» WORK TO BE COMPLETED:
Transcribe the whole listing without a single picture.

» COLLECTED MATERIAL:

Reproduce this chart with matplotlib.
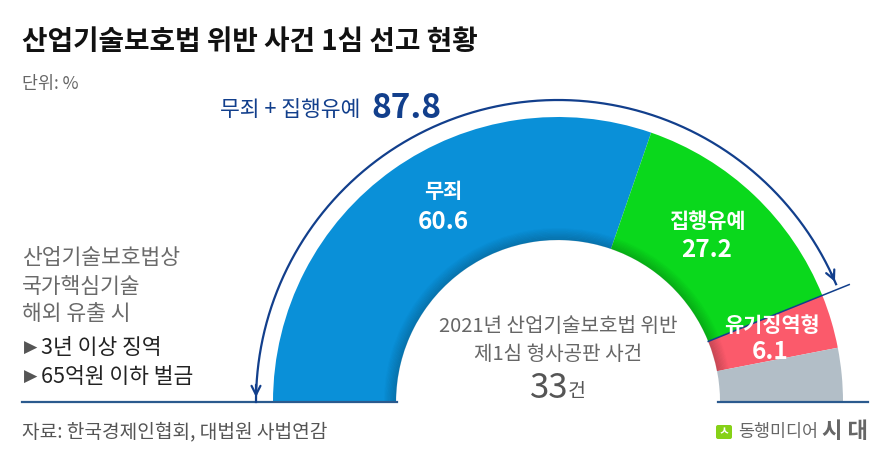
import numpy as np
import matplotlib
matplotlib.use('Agg')
import matplotlib.pyplot as plt
from matplotlib.patches import Wedge, FancyBboxPatch

plt.rcParams['font.family'] = ['Noto Sans CJK KR', 'DejaVu Sans']

labels = ['무죄', '집행유예', '유기징역형', '기타']
values = [60.6, 27.2, 6.1]
values.append(round(100 - sum(values), 1))
colors = ['#0a90d8', '#0ad81c', '#fb5a6b', '#b2bec7']
combo_label = '무죄 + 집행유예'
combo_value = values[0] + values[1]
total_cases = 33

W, H = 890, 461
fig = plt.figure(figsize=(W / 100, H / 100), dpi=100)
ax = fig.add_axes([0, 0, 1, 1])
ax.set_xlim(0, W)
ax.set_ylim(0, H)
ax.axis('off')

def Y(py):
    return H - py

cx, cy = 558, Y(402)
r_out, r_in = 285, 162
navy = '#123f8c'

# half donut, clockwise from the left
start = 180.0
bounds = []
for v, c in zip(values, colors):
    sweep = v / 100 * 180
    ax.add_patch(Wedge((cx, cy), r_out, start - sweep, start, width=r_out - r_in,
                       facecolor=c, edgecolor='none', zorder=2))
    bounds.append((start - sweep, start))
    start -= sweep

# inner shadow on coloured parts
shade_end = bounds[2][0]
for k in range(10):
    ax.add_patch(Wedge((cx, cy), r_in + 12 - k * 1.2, shade_end, 180, width=1.4,
                       facecolor='black', alpha=0.035 * (k + 1) / 2, edgecolor='none', zorder=3))

# baseline
ax.plot([22, cx - r_in + 1], [cy, cy], color='#2b5a8e', lw=1.6, zorder=4)
ax.plot([cx + r_in - 2, 868], [cy, cy], color='#2b5a8e', lw=1.6, zorder=4)

# boundary line after 무죄 + 집행유예
a = np.radians(bounds[1][0])
ax.plot([cx + r_in * np.cos(a), cx + 314 * np.cos(a)],
        [cy + r_in * np.sin(a), cy + 314 * np.sin(a)], color=navy, lw=1.1, zorder=4)

# bracket arc with arrows at both ends
r_arc = 302
a_end = bounds[1][0] + 1.0
t = np.radians(np.linspace(a_end, 180, 300))
ax.plot(cx + r_arc * np.cos(t), cy + r_arc * np.sin(t), color=navy, lw=1.6, zorder=4)
ax.annotate('', xy=(cx - r_arc, cy + 2), xytext=(cx - r_arc, cy + 20),
            arrowprops=dict(arrowstyle='->', color=navy, lw=1.6, mutation_scale=16))
te = np.radians(a_end)
ax.annotate('', xy=(cx + r_arc * np.cos(te), cy + r_arc * np.sin(te)),
            xytext=(cx + r_arc * np.cos(te + 0.05), cy + r_arc * np.sin(te + 0.05)),
            arrowprops=dict(arrowstyle='->', color=navy, lw=1.6, mutation_scale=16))

# segment labels
lab_kw = dict(color='white', fontweight='bold', ha='center', va='center', zorder=5)
ax.text(443, Y(192), labels[0], fontsize=15, **lab_kw)
ax.text(443, Y(222), f'{values[0]}', fontsize=17.5, **lab_kw)
ax.text(707, Y(222), labels[1], fontsize=15, **lab_kw)
ax.text(707, Y(250), f'{values[1]}', fontsize=17.5, **lab_kw)
ax.text(772, Y(325), labels[2], fontsize=15, **lab_kw)
ax.text(770, Y(352), f'{values[2]}', fontsize=17.5, **lab_kw)

# combined label
ax.text(220, Y(110), combo_label, color=navy, fontsize=15.5, ha='left', va='center')
ax.text(371, Y(108), f'{combo_value:.1f}', color=navy, fontsize=24, fontweight='bold', ha='left', va='center')

# centre text
ax.text(cx, Y(327), '2021년 산업기술보호법 위반', color='#666666', fontsize=14.5, ha='center', va='center')
ax.text(cx, Y(355), '제1심 형사공판 사건', color='#666666', fontsize=14.5, ha='center', va='center')
ax.text(549, Y(388), f'{total_cases}', color='#555555', fontsize=25, ha='center', va='center')
ax.text(568, Y(391), '건', color='#555555', fontsize=14, ha='left', va='center')

# title and notes
ax.text(22, Y(42), '산업기술보호법 위반 사건 1심 선고 현황', color='#111111', fontsize=20, fontweight='bold', ha='left', va='center')
ax.text(22, Y(84), '단위: %', color='#666666', fontsize=12.5, ha='left', va='center')

for py, s in zip([258, 287, 314], ['산업기술보호법상', '국가핵심기술', '해외 유출 시']):
    ax.text(22, Y(py), s, color='#6a6a6a', fontsize=15.5, ha='left', va='center')
for py, s in zip([348, 377], ['3년 이상 징역', '65억원 이하 벌금']):
    ax.text(24, Y(py), '▶', color='#555555', fontsize=12.5, ha='left', va='center', family=['DejaVu Sans'])
    ax.text(41, Y(py), s, color='#222222', fontsize=15.5, ha='left', va='center')

ax.text(22, Y(432), '자료: 한국경제인협회, 대법원 사법연감', color='#555555', fontsize=13.8, ha='left', va='center')

# logo
ax.add_patch(FancyBboxPatch((716, Y(439)), 16, 14, boxstyle='round,pad=0,rounding_size=2',
                            facecolor='#86d117', edgecolor='none'))
ax.text(724, Y(432), 'ㅅ', color='white', fontsize=8.5, fontweight='bold', ha='center', va='center')
ax.text(738, Y(432), '동행미디어', color='#666666', fontsize=12.5, ha='left', va='center')
ax.text(868, Y(431), '시 대', color='#666666', fontsize=16, fontweight='bold', ha='right', va='center')

fig.savefig('out.png', dpi=100)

» ANSWER TO THE TASK:
Reproduce this chart with matplotlib.
import numpy as np
import matplotlib
matplotlib.use('Agg')
import matplotlib.pyplot as plt
from matplotlib.patches import Wedge, FancyBboxPatch

plt.rcParams['font.family'] = ['Noto Sans CJK KR', 'DejaVu Sans']

labels = ['무죄', '집행유예', '유기징역형', '기타']
values = [60.6, 27.2, 6.1]
values.append(round(100 - sum(values), 1))
colors = ['#0a90d8', '#0ad81c', '#fb5a6b', '#b2bec7']
combo_label = '무죄 + 집행유예'
combo_value = values[0] + values[1]
total_cases = 33

W, H = 890, 461
fig = plt.figure(figsize=(W / 100, H / 100), dpi=100)
ax = fig.add_axes([0, 0, 1, 1])
ax.set_xlim(0, W)
ax.set_ylim(0, H)
ax.axis('off')

def Y(py):
    return H - py

cx, cy = 558, Y(402)
r_out, r_in = 285, 162
navy = '#123f8c'

# half donut, clockwise from the left
start = 180.0
bounds = []
for v, c in zip(values, colors):
    sweep = v / 100 * 180
    ax.add_patch(Wedge((cx, cy), r_out, start - sweep, start, width=r_out - r_in,
                       facecolor=c, edgecolor='none', zorder=2))
    bounds.append((start - sweep, start))
    start -= sweep

# inner shadow on coloured parts
shade_end = bounds[2][0]
for k in range(10):
    ax.add_patch(Wedge((cx, cy), r_in + 12 - k * 1.2, shade_end, 180, width=1.4,
                       facecolor='black', alpha=0.035 * (k + 1) / 2, edgecolor='none', zorder=3))

# baseline
ax.plot([22, cx - r_in + 1], [cy, cy], color='#2b5a8e', lw=1.6, zorder=4)
ax.plot([cx + r_in - 2, 868], [cy, cy], color='#2b5a8e', lw=1.6, zorder=4)

# boundary line after 무죄 + 집행유예
a = np.radians(bounds[1][0])
ax.plot([cx + r_in * np.cos(a), cx + 314 * np.cos(a)],
        [cy + r_in * np.sin(a), cy + 314 * np.sin(a)], color=navy, lw=1.1, zorder=4)

# bracket arc with arrows at both ends
r_arc = 302
a_end = bounds[1][0] + 1.0
t = np.radians(np.linspace(a_end, 180, 300))
ax.plot(cx + r_arc * np.cos(t), cy + r_arc * np.sin(t), color=navy, lw=1.6, zorder=4)
ax.annotate('', xy=(cx - r_arc, cy + 2), xytext=(cx - r_arc, cy + 20),
            arrowprops=dict(arrowstyle='->', color=navy, lw=1.6, mutation_scale=16))
te = np.radians(a_end)
ax.annotate('', xy=(cx + r_arc * np.cos(te), cy + r_arc * np.sin(te)),
            xytext=(cx + r_arc * np.cos(te + 0.05), cy + r_arc * np.sin(te + 0.05)),
            arrowprops=dict(arrowstyle='->', color=navy, lw=1.6, mutation_scale=16))

# segment labels
lab_kw = dict(color='white', fontweight='bold', ha='center', va='center', zorder=5)
ax.text(443, Y(192), labels[0], fontsize=15, **lab_kw)
ax.text(443, Y(222), f'{values[0]}', fontsize=17.5, **lab_kw)
ax.text(707, Y(222), labels[1], fontsize=15, **lab_kw)
ax.text(707, Y(250), f'{values[1]}', fontsize=17.5, **lab_kw)
ax.text(772, Y(325), labels[2], fontsize=15, **lab_kw)
ax.text(770, Y(352), f'{values[2]}', fontsize=17.5, **lab_kw)

# combined label
ax.text(220, Y(110), combo_label, color=navy, fontsize=15.5, ha='left', va='center')
ax.text(371, Y(108), f'{combo_value:.1f}', color=navy, fontsize=24, fontweight='bold', ha='left', va='center')

# centre text
ax.text(cx, Y(327), '2021년 산업기술보호법 위반', color='#666666', fontsize=14.5, ha='center', va='center')
ax.text(cx, Y(355), '제1심 형사공판 사건', color='#666666', fontsize=14.5, ha='center', va='center')
ax.text(549, Y(388), f'{total_cases}', color='#555555', fontsize=25, ha='center', va='center')
ax.text(568, Y(391), '건', color='#555555', fontsize=14, ha='left', va='center')

# title and notes
ax.text(22, Y(42), '산업기술보호법 위반 사건 1심 선고 현황', color='#111111', fontsize=20, fontweight='bold', ha='left', va='center')
ax.text(22, Y(84), '단위: %', color='#666666', fontsize=12.5, ha='left', va='center')

for py, s in zip([258, 287, 314], ['산업기술보호법상', '국가핵심기술', '해외 유출 시']):
    ax.text(22, Y(py), s, color='#6a6a6a', fontsize=15.5, ha='left', va='center')
for py, s in zip([348, 377], ['3년 이상 징역', '65억원 이하 벌금']):
    ax.text(24, Y(py), '▶', color='#555555', fontsize=12.5, ha='left', va='center', family=['DejaVu Sans'])
    ax.text(41, Y(py), s, color='#222222', fontsize=15.5, ha='left', va='center')

ax.text(22, Y(432), '자료: 한국경제인협회, 대법원 사법연감', color='#555555', fontsize=13.8, ha='left', va='center')

# logo
ax.add_patch(FancyBboxPatch((716, Y(439)), 16, 14, boxstyle='round,pad=0,rounding_size=2',
                            facecolor='#86d117', edgecolor='none'))
ax.text(724, Y(432), 'ㅅ', color='white', fontsize=8.5, fontweight='bold', ha='center', va='center')
ax.text(738, Y(432), '동행미디어', color='#666666', fontsize=12.5, ha='left', va='center')
ax.text(868, Y(431), '시 대', color='#666666', fontsize=16, fontweight='bold', ha='right', va='center')

fig.savefig('out.png', dpi=100)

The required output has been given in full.